KHOU in Houston reports that over 1% of the adults in America are in prison – more than China and, tellingly, more than Iran. America is supposed to be the land of the free. So why are so many of our citizens in the pokey?
Drugs, in a word.
“After 15 years in the justice system, I can tell you undoubtedly what’s driving the train in our incarceration rates are drug offenders — and a lot of that is low-level drug offenders,” [District] Judge [Caprice] Cosper said.
Consider this, of the 50,000-plus felony filings in Harris County courts last year, 20,500 were drug possession cases.
“Of the 20,500 cases, about 12,500 cases were for possession of less than one gram of penalty group one controlled substances: crack, heroine, meth,” the judge said.
Boiling those numbers down, about 25% the felony cases in Harris county, which contains Houston, the largest city in Texas, are targeting nickel-and-dime drug users.
Presumedly these cases are rather simple to prosecute, which causes me to believe that they account for something less than 20% of the money spent by the county prosecuting felony offenders. Still, it’s not chicken feed – some estimates put the national direct cost of drug enforcement laws at nearly $48B.
So why are we doing it?
There’s a long-standing notion in this country that precedent is as important or more important than current values when it comes to applying the law. Drug possession is illegal, so we need to prosecute it, per prior precedent. Obviously this assumes that decisions made in the past are correct. In this case I don’t believe that’s true.
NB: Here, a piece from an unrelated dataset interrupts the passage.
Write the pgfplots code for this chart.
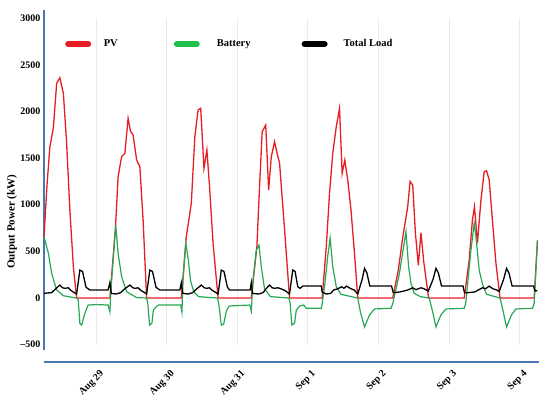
\documentclass[border=0pt]{standalone}
\usepackage{fontspec}
\setmainfont{Liberation Serif}
\usepackage{pgfplots}
\pgfplotsset{compat=1.18}
\definecolor{pvred}{RGB}{230,30,36}
\definecolor{batgreen}{RGB}{38,168,84}
\definecolor{leggreen}{RGB}{34,192,76}
\definecolor{spine}{RGB}{74,120,178}
\begin{document}
\begin{tikzpicture}
\begin{axis}[
  scale only axis, width=494pt, height=340.6pt,
  xmin=0, xmax=168, ymin=-560, ymax=3090,
  axis lines*=left,
  x axis line style={draw=none},
  y axis line style={spine, line width=1.4pt, -},
  xtick={17.7,41.7,65.7,89.7,113.7,137.7,161.7},
  xticklabels={Aug 29,Aug 30,Aug 31,Sep 1,Sep 2,Sep 3,Sep 4},
  ytick={-500,0,500,1000,1500,2000,2500,3000},
  yticklabels={–500,0,500,1000,1500,2000,2500,3000},
  major tick length=0pt,
  tick style={draw=none},
  yticklabel style={font=\fontsize{10}{12}\selectfont\bfseries},
  xticklabel style={font=\fontsize{10}{12}\selectfont\bfseries, xshift=3.3pt, yshift=-14.2pt, rotate=45, anchor=north east},
  ylabel={Output Power (kW)},
  every axis y label/.style={at={(axis description cs:-0.0648,0.377)}, rotate=90, anchor=center,
    font=\fontsize{11}{13}\selectfont\bfseries},
  clip=false,
  legend style={draw=none, fill=none, inner sep=0pt, at={(axis description cs:0.0425,0.899)}, anchor=west,
    font=\fontsize{10.5}{12}\selectfont\bfseries,
    /tikz/column 1/.style={column sep=10.6pt},
    /tikz/column 2/.style={column sep=54pt},
    /tikz/column 3/.style={column sep=15pt},
    /tikz/column 4/.style={column sep=49pt},
    /tikz/column 5/.style={column sep=14pt}},
  legend columns=3,
  legend image code/.code={\draw[#1, line width=6pt, line cap=round] (3pt,0pt) -- (23pt,0pt);},
]
\addlegendimage{pvred}
\addlegendimage{leggreen}
\addlegendimage{black}
\pgfplotsinvokeforeach{17.7,41.7,65.7,89.7,113.7,137.7,161.7}{
  \draw[black!8, line width=0.6pt] (axis cs:#1,-500) -- (axis cs:#1,3000);
}
\draw[spine, line width=1.6pt] (axis cs:0,-685) -- (axis cs:168.5,-685);

\addplot[pvred, line width=1.3pt, forget plot] coordinates {
(0,650)(1,1200)(2,1620)(3.2,1830)(4.3,2300)(5.4,2360)(6.6,2190)(7.7,1660)(8.8,940)(10,330)(11.1,0)
(22.4,0)(24.3,750)(25.2,1300)(26.4,1515)(27.5,1550)(28.6,1926)(29.4,1790)(30.3,1747)(31.5,1480)(32.6,1407)(33.7,836)(34.9,0)
(46.7,0)(48.4,657)(50.1,1015)(51.3,1729)(52.4,2015)(53.3,2033)(54.4,1390)(55.4,1586)(56.3,1193)(57.5,586)(59.2,0)
(70.5,0)(72.4,550)(73.3,1193)(74.2,1782)(75.4,1854)(76.4,1158)(77.3,1515)(78.4,1675)(79.5,1520)(80.1,1450)(81.8,740)(83.5,0)
(94.6,0)(96,550)(97.1,1122)(98.2,1550)(99.4,1836)(100.5,2033)(101.4,1336)(102.3,1479)(103.3,1265)(104.4,943)(105.6,479)(106.7,0)
(118.6,0)(120.5,300)(122,650)(123.7,980)(124.5,1250)(125.4,1210)(126.3,700)(127.3,350)(128.2,700)(129.1,400)(130.8,0)
(142.9,0)(144.6,407)(145.7,836)(146.4,979)(147.4,586)(148.6,1050)(149.7,1354)(150.5,1365)(151.4,1265)(152.5,836)(153.7,372)(155.1,0)
(166.7,0)(167.8,600)
};

\addplot[batgreen, line width=1.2pt, forget plot] coordinates {
(0,657)(1.5,479)(2.6,265)(4.3,86)(6.6,25)(10,5)(11.1,0)(11.65,-21)(12.2,-271)(12.8,-290)(13.9,-164)(15,-75)(17.9,-70)(21.8,-75)(22.4,-147)
(22.8,100)(24.4,782)(25.2,479)(26.4,230)(28.1,68)(31.5,5)(34.9,0)(35.3,-57)(35.9,-290)(36.7,-270)(37.2,-129)(38.3,-90)(39,-75)(46.5,-75)(46.9,-150)
(47.3,200)(48.2,590)(49.1,407)(49.8,193)(50.9,68)(52.6,15)(59,0)(59.5,-75)(60.3,-290)(61.1,-280)(62,-140)(63,-85)(70,-75)(70.5,-140)
(71.1,200)(72.2,514)(73.1,568)(73.9,336)(75,100)(77,15)(83.3,0)(83.7,-57)(84.3,-290)(85.2,-270)(85.8,-130)(86.3,-110)(87.1,-85)(88.3,-75)(89.2,-110)(94.3,-110)(94.6,-60)
(95.5,150)(96.5,450)(97.3,640)(98.2,336)(99.4,121)(101,40)(106.7,0)(107.6,-150)(109,-310)(110.7,-182)(112.4,-117)(118,-110)(118.6,-60)
(120.8,250)(123.1,711)(124,336)(124.8,157)(125.9,50)(128,15)(131,0)(132.2,-150)(133.3,-310)(135,-180)(136.7,-117)(142.9,-110)(143.4,-60)
(145.2,514)(146.3,800)(146.9,657)(148,300)(149.2,140)(150.5,40)(155.1,0)(156.2,-150)(157.3,-310)(159,-180)(160.5,-117)(166.1,-110)(166.7,-60)(167.8,620)
};

\addplot[black, line width=1.3pt, forget plot] coordinates {
(0,50)(1.5,55)(2.6,57)(4,100)(5.4,139)(6.3,110)(7.1,104)(8.3,110)(9,85)(10,64)(11.1,43)
(12.2,300)(13.1,285)(14.3,115)(15.6,86)(21.8,86)(22.4,164)(22.9,50)
(24.5,43)(26,57)(27.5,100)(29.2,139)(30.2,110)(31,104)(32,110)(32.8,85)(33.9,64)(34.9,43)
(36,300)(36.9,285)(38.1,115)(39.4,86)(46.2,86)(46.7,164)(47.2,50)
(49,43)(50.5,57)(52,100)(53.5,139)(54.5,110)(55.3,104)(56.3,110)(57.1,85)(58.2,64)(59.2,43)
(60.3,300)(61.2,285)(62.4,115)(63.1,86)(70.1,86)(70.5,164)(70.9,50)
(73,43)(74.5,57)(75.5,100)(76.7,139)(77.6,110)(78.5,104)(79.5,110)(80.5,100)(82,80)(83.5,43)
(84.6,300)(85.4,285)(86.3,121)(87.1,104)(88,128)(94.3,128)(94.6,64)
(96,43)(97.5,50)(98.5,86)(100,100)(101.2,121)(102,104)(102.9,128)(104.1,104)(105.5,86)(106.7,43)
(108.2,200)(109,318)(109.8,270)(110.8,128)(118.2,128)(118.8,57)
(121,65)(123.7,86)(125.4,110)(126.5,90)(128.2,110)(129.2,100)(130.7,75)
(132.3,200)(133.3,318)(134.1,270)(135.2,128)(142.5,128)(143,57)
(144,57)(146.5,65)(149.1,110)(150.2,100)(151.4,128)(152.6,100)(154,86)(154.8,70)
(156.3,200)(157.3,318)(158.1,270)(159.2,128)(166.5,128)(167,75)(167.8,80)
};
\legend{PV,Battery,Total Load}
\end{axis}
\pgfresetboundingbox
\path[use as bounding box] (-44pt,-52.7pt) rectangle (506pt,350.3pt);
\end{tikzpicture}
\end{document}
Instead of simply following along with the laws as they exist today America should question the past decisions that got us to this point as we do in regard to other issues. What are the objectives of these laws? Are those objectives truly desirable? And are there better ways to achieve them?
Barack Obama previously suggested that very thing. Unfortunately, he came at it from a racial angle, saying:
…let’s not make the punishment for crack cocaine that much more severe than the punishment for powder cocaine when the real difference is where the people are using them or who is using them.
Actually, the real difference is the danger of the drug, making Obama’s statement rather silly, particularly when uttered by the Great Uniter. If drug laws are to exist, it makes perfect sense to require stiffer penalties for harder drugs. But must we have them?
It’s clear that drug laws exist primarily to protect people from their predilection to abuse their bodies in return for a brief, pleasurable high. Why is this important? If this goal is examined rationally, I would suggest that it’s not important and that these laws exist on inertia alone. If that’s true, these laws should be dispensed with.
If I’m wrong, are we going to start criminalizing other self-destructive behaviors, alcohol being the obvious example? What about smoking? Should this foul habit be made illegal as part of a Democrat’s universal health plan? Or pre/extra-marital sex, a behavior that directly leads to a dysfunctional society?
I don’t think we should go there, for it seems to me that we’re already paying too high a price for attempting to protect people from their own self-indulgences.